Chez nous, la consommation a toujours montré une tendance à la hausse confirmée d’ailleurs par les statistiques fournies officiellement ou par des bureaux d’études spécialisés. Il va sans dire que le Tunisien ne lésine pas sur les dépenses quotidiennes ou occasionnelles, parfois en dépassant ses moyens et ses revenus, au point de s’endetter auprès des siens ou auprès des banques. Le taux d’endettement des Tunisiens n’est pas à démontrer ! Cette tendance à la consommation s’explique par l’amélioration du niveau de vie des Tunisiens qui aspirent toujours à une vie plus décente et plus aisée malgré la crise économique qui sévit dans le pays. Cette consommation immodérée est incitée également par l’organisation à longueur d’année des foires et des salons spécialisés où l’on peut bénéficier des différentes promotions et facilités de payements accordées par les commerçants. Ajoutons à cela, le grand nombre des grandes surfaces et des hypermarchés qui se sont installés partout dans le pays et qui proposent aux clients des produits très variés à des prix souvent alléchants. Les saisons des soldes sont parfois l’occasion de dépenses faramineuses de la part des consommateurs. Mêmes nos fêtes familiales et religieuses sont des occasions de consommation onéreuse ! Tous ces facteurs et d’autres encore ont changé les habitudes et les modes de consommation chez le Tunisien, ayant créé chez lui de nouveaux besoins, de nouveaux caprices susceptibles de nuire souvent à son budget.

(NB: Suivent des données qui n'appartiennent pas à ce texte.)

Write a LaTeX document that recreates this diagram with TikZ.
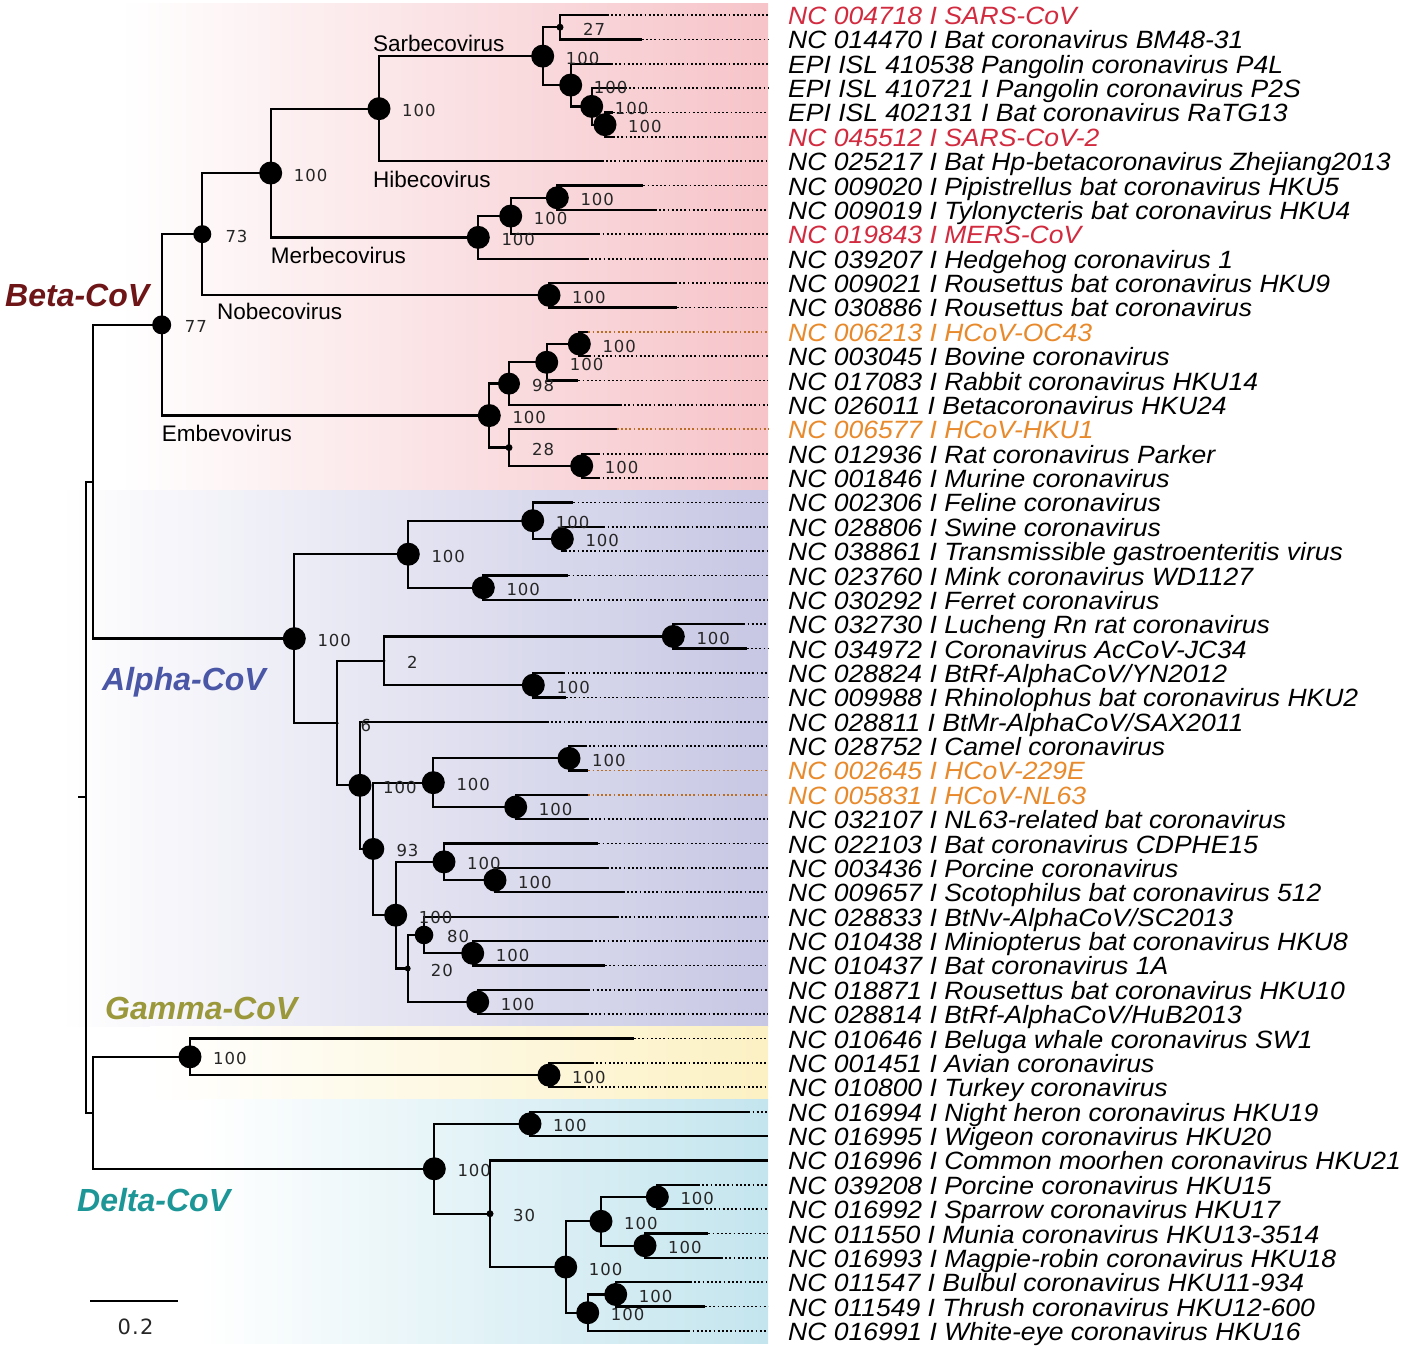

Rationaliser la consommation

Ainsi, le Tunisien, devenu par la force des choses, un grand consommateur, dépense parfois sans compter dans des biens de consommation essentiels comme dans d’autres moins urgents et parfois superflus. Cette tendance à consommer sans mesure est confirmée par les statistiques citées plus haut. Une évolution spectaculaire est donc à remarquer dans le comportement du Tunisien avec son budget et dans sa consommation souvent incontrôlable et irrationnelle. Tout cela nous mène à dire que nous vivons, malgré nous, dans une société de consommation par excellence comparable à celles des sociétés occidentales. Par conséquent, nous avons besoin de réviser nos comportements de consommation De même, les structures et les associations concernées par le budget des consommateurs, notamment l’ODC (Organisation de Défense du Consommateur) et l’INC (Institut National de la Consommation) sont appelées à mener des campagnes de sensibilisation tous azimuts visant à mieux orienter le consommateur et à agir sur son comportement d’achat pour son intérêt et l’intérêt de l’économie du pays. Mais aussi une politique gouvernementale visant à fournir les besoins nécessaires aux citoyens et à réguler les prix des différents produits sur le marché serait d’un grand apport sur le budget du consommateur.